Агенты, работавшие на секретное досье Сталина, шпионили за бывшими лидерами оппозиции – будь те в тюрьме или пока еще на своем высоком посту. Они собирали «доказательства» на всякий случай. Огромная армия информаторов и доносчиков постоянно держала в поле зрения всю старую гвардию большевиков. Порой неосторожного замечания хватало для того, чтобы состряпать дело против того, кто его обронил. А иногда для подозрений и обвинений в нелояльности было достаточно просто неловко промолчать, например, в тот момент, когда все хвалили Сталина.
Губительные последствия этой слежки я осознал в связи с делом Алексея Рыкова – одной из важнейших фигур на третьем показательном процессе. Я его видел при таких обстоятельствах, которые не оставляли сомнений в трагической судьбе, ожидавшей его. В ноябре 1932 года я приехал на кавказский минеральный курорт в Кисловодск и остановился в санатории «Десятилетие Октября», где обычно отдыхают высшие партийные и государственные чиновники. Я встретил Рыкова именно там, в Кисловодске, где он жил в отдельном коттедже вместе с женой.

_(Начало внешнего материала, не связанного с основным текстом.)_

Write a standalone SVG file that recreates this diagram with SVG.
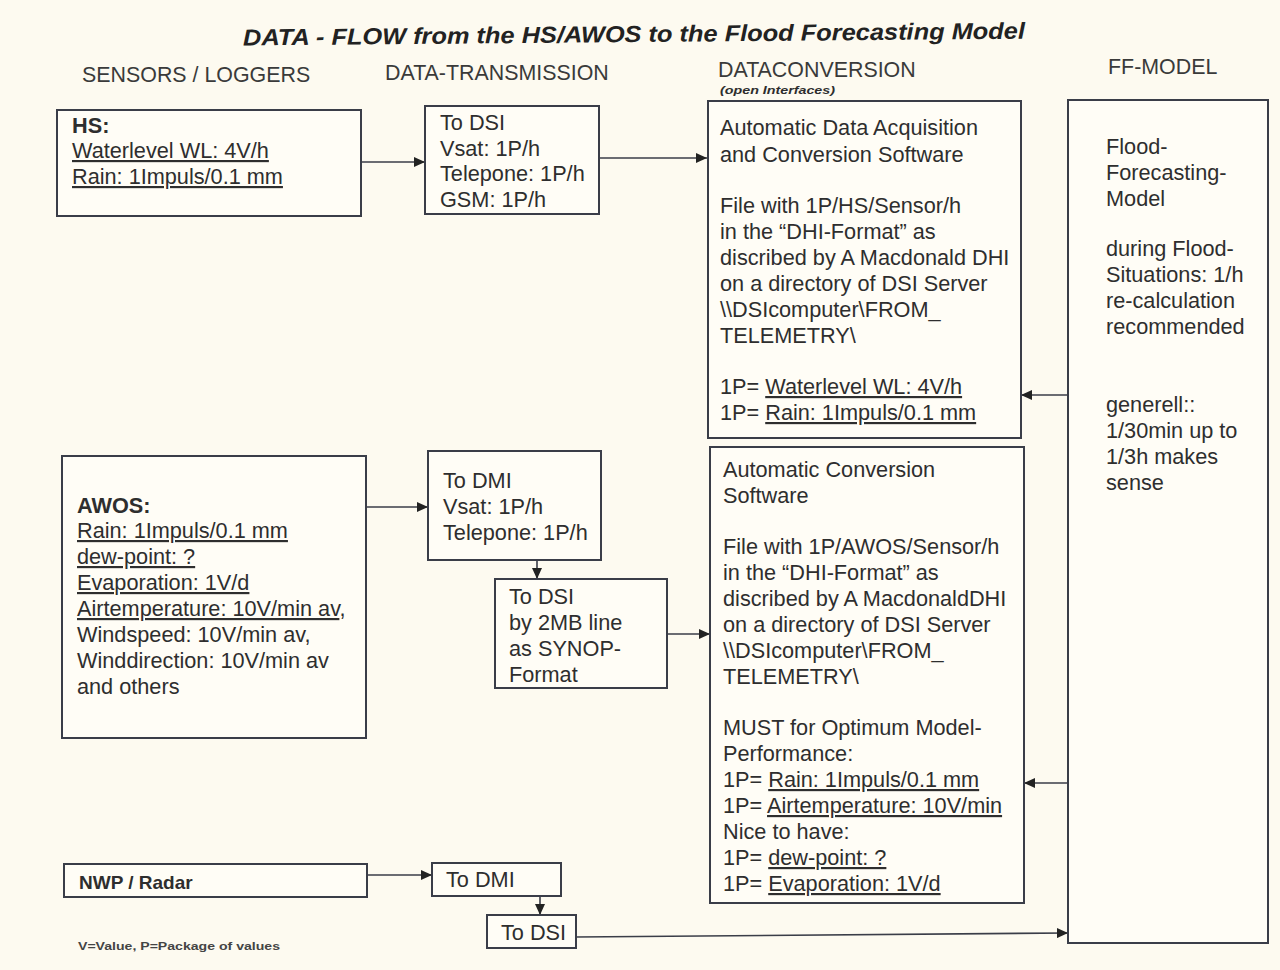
<svg xmlns="http://www.w3.org/2000/svg" width="1280" height="970" viewBox="0 0 1280 970">
<defs>
<style>
text{font-family:"Liberation Sans",Arial,sans-serif;fill:#2e2e2e;font-size:21.7px}
.box{fill:#fffdf6;stroke:#3a3d48;stroke-width:2}
.hdr{font-size:21.4px;fill:#3a3a3a}
.ttl{font-size:23px;font-weight:bold;font-style:italic;fill:#222}
.sub{font-size:10px;font-weight:bold;font-style:italic}
.nwp{font-size:19px;font-weight:bold}
.fn{font-size:11px;font-weight:bold;fill:#444}
.b{font-weight:bold}
.u{text-decoration:underline}
.con{stroke:#3a3d48;stroke-width:1.6;fill:none;marker-end:url(#ah)}
</style>
<marker id="ah" markerUnits="userSpaceOnUse" markerWidth="12" markerHeight="10" refX="11" refY="5" orient="auto">
<path d="M0,0 L11,5 L0,10 Z" fill="#222"/>
</marker>
</defs>
<rect width="1280" height="970" fill="#fdfaf0"/>

<g id="title">
<text x="243" y="42" class="ttl" textLength="782" lengthAdjust="spacingAndGlyphs" transform="rotate(-0.5 634 37)">DATA - FLOW from the HS/AWOS to the Flood Forecasting Model</text>
</g>
<g id="headers">
<text class="hdr" x="82" y="82">SENSORS / LOGGERS</text>
<text class="hdr" x="385" y="80">DATA-TRANSMISSION</text>
<text class="hdr" x="718" y="77">DATACONVERSION</text>
<text class="sub" x="720" y="94" textLength="115" lengthAdjust="spacingAndGlyphs">(open Interfaces)</text>
<text class="hdr" x="1108" y="74">FF-MODEL</text>
</g>

<g id="connectors">
<line class="con" x1="361" y1="162" x2="425" y2="162"/>
<line class="con" x1="599" y1="158" x2="707" y2="158"/>
<line class="con" x1="1068" y1="395" x2="1021" y2="395"/>
<line class="con" x1="366" y1="507" x2="428" y2="507"/>
<line class="con" x1="537" y1="560" x2="537" y2="579"/>
<line class="con" x1="667" y1="634" x2="710" y2="634"/>
<line class="con" x1="1068" y1="783" x2="1024" y2="783"/>
<line class="con" x1="367" y1="875" x2="432" y2="875"/>
<line class="con" x1="540" y1="896" x2="540" y2="915"/>
<line class="con" x1="576" y1="937" x2="1068" y2="933"/>
</g>

<g id="hs">
<rect class="box" x="57" y="110" width="304" height="106"/>
<text x="72" y="133" class="b">HS:</text>
<text x="72" y="158" class="u">Waterlevel WL: 4V/h</text>
<text x="72" y="184" class="u">Rain: 1Impuls/0.1 mm</text>
</g>

<g id="dsi1">
<rect class="box" x="425" y="106" width="174" height="108"/>
<text x="440" y="130">To DSI</text>
<text x="440" y="156">Vsat: 1P/h</text>
<text x="440" y="181">Telepone: 1P/h</text>
<text x="440" y="207">GSM: 1P/h</text>
</g>

<g id="conv1">
<rect class="box" x="708" y="101" width="313" height="337"/>
<text x="720" y="135">Automatic Data Acquisition</text>
<text x="720" y="162">and Conversion Software</text>
<text x="720" y="213">File with 1P/HS/Sensor/h</text>
<text x="720" y="239">in the “DHI-Format” as</text>
<text x="720" y="265">discribed by A Macdonald DHI</text>
<text x="720" y="291">on a directory of DSI Server</text>
<text x="720" y="317">\\DSIcomputer\FROM_</text>
<text x="720" y="343">TELEMETRY\</text>
<text x="720" y="394">1P= <tspan class="u">Waterlevel WL: 4V/h</tspan></text>
<text x="720" y="420">1P= <tspan class="u">Rain: 1Impuls/0.1 mm</tspan></text>
</g>

<g id="ffmodel">
<rect class="box" x="1068" y="100" width="200" height="843"/>
<text x="1106" y="154">Flood-</text>
<text x="1106" y="180">Forecasting-</text>
<text x="1106" y="206">Model</text>
<text x="1106" y="256">during Flood-</text>
<text x="1106" y="282">Situations: 1/h</text>
<text x="1106" y="308">re-calculation</text>
<text x="1106" y="334">recommended</text>
<text x="1106" y="412">generell::</text>
<text x="1106" y="438">1/30min up to</text>
<text x="1106" y="464">1/3h makes</text>
<text x="1106" y="490">sense</text>
</g>

<g id="awos">
<rect class="box" x="62" y="456" width="304" height="282"/>
<text x="77" y="513" class="b">AWOS:</text>
<text x="77" y="538" class="u">Rain: 1Impuls/0.1 mm</text>
<text x="77" y="564" class="u">dew-point: ?</text>
<text x="77" y="590" class="u">Evaporation: 1V/d</text>
<text x="77" y="616"><tspan class="u">Airtemperature: 10V/min av</tspan>,</text>
<text x="77" y="642">Windspeed: 10V/min av,</text>
<text x="77" y="668">Winddirection: 10V/min av</text>
<text x="77" y="694">and others</text>
</g>

<g id="dmi1">
<rect class="box" x="428" y="451" width="173" height="109"/>
<text x="443" y="488">To DMI</text>
<text x="443" y="514">Vsat: 1P/h</text>
<text x="443" y="540">Telepone: 1P/h</text>
</g>

<g id="dsi2">
<rect class="box" x="495" y="579" width="172" height="109"/>
<text x="509" y="604">To DSI</text>
<text x="509" y="630">by 2MB line</text>
<text x="509" y="656">as SYNOP-</text>
<text x="509" y="682">Format</text>
</g>

<g id="conv2">
<rect class="box" x="710" y="447" width="314" height="456"/>
<text x="723" y="477">Automatic Conversion</text>
<text x="723" y="503">Software</text>
<text x="723" y="554">File with 1P/AWOS/Sensor/h</text>
<text x="723" y="580">in the “DHI-Format” as</text>
<text x="723" y="606">discribed by A MacdonaldDHI</text>
<text x="723" y="632">on a directory of DSI Server</text>
<text x="723" y="658">\\DSIcomputer\FROM_</text>
<text x="723" y="684">TELEMETRY\</text>
<text x="723" y="735">MUST for Optimum Model-</text>
<text x="723" y="761">Performance:</text>
<text x="723" y="787">1P= <tspan class="u">Rain: 1Impuls/0.1 mm</tspan></text>
<text x="723" y="813">1P= <tspan class="u">Airtemperature: 10V/min</tspan></text>
<text x="723" y="839">Nice to have:</text>
<text x="723" y="865">1P= <tspan class="u">dew-point: ?</tspan></text>
<text x="723" y="891">1P= <tspan class="u">Evaporation: 1V/d</tspan></text>
</g>

<g id="nwp">
<rect class="box" x="64" y="864" width="303" height="33"/>
<text x="79" y="889" class="nwp">NWP / Radar</text>
</g>

<g id="dmi2">
<rect class="box" x="432" y="863" width="129" height="33"/>
<text x="446" y="887">To DMI</text>
</g>

<g id="dsi3">
<rect class="box" x="487" y="915" width="89" height="33"/>
<text x="501" y="940">To DSI</text>
</g>

<g id="footnote">
<text x="78" y="950" class="fn" textLength="202" lengthAdjust="spacingAndGlyphs">V=Value,  P=Package of values</text>
</g>
</svg>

Преемник Ленина на посту председателя Совета народных комиссаров, Рыков являлся одним из основателей большевистской партии и так называемых «отцов» социалистической революции. Еще при Ленине и Троцком он возглавлял ВСНХ. Однако он был противником сталинской поспешной коллективизации, и потому его понизили в должности. Тем не менее, когда я познакомился с ним, он все еще оставался членом правительства и занимал пост наркома связи. Что еще важнее, он пока что официально числился в списке членов нашего высшего законодательного органа – ЦК большевистской партии.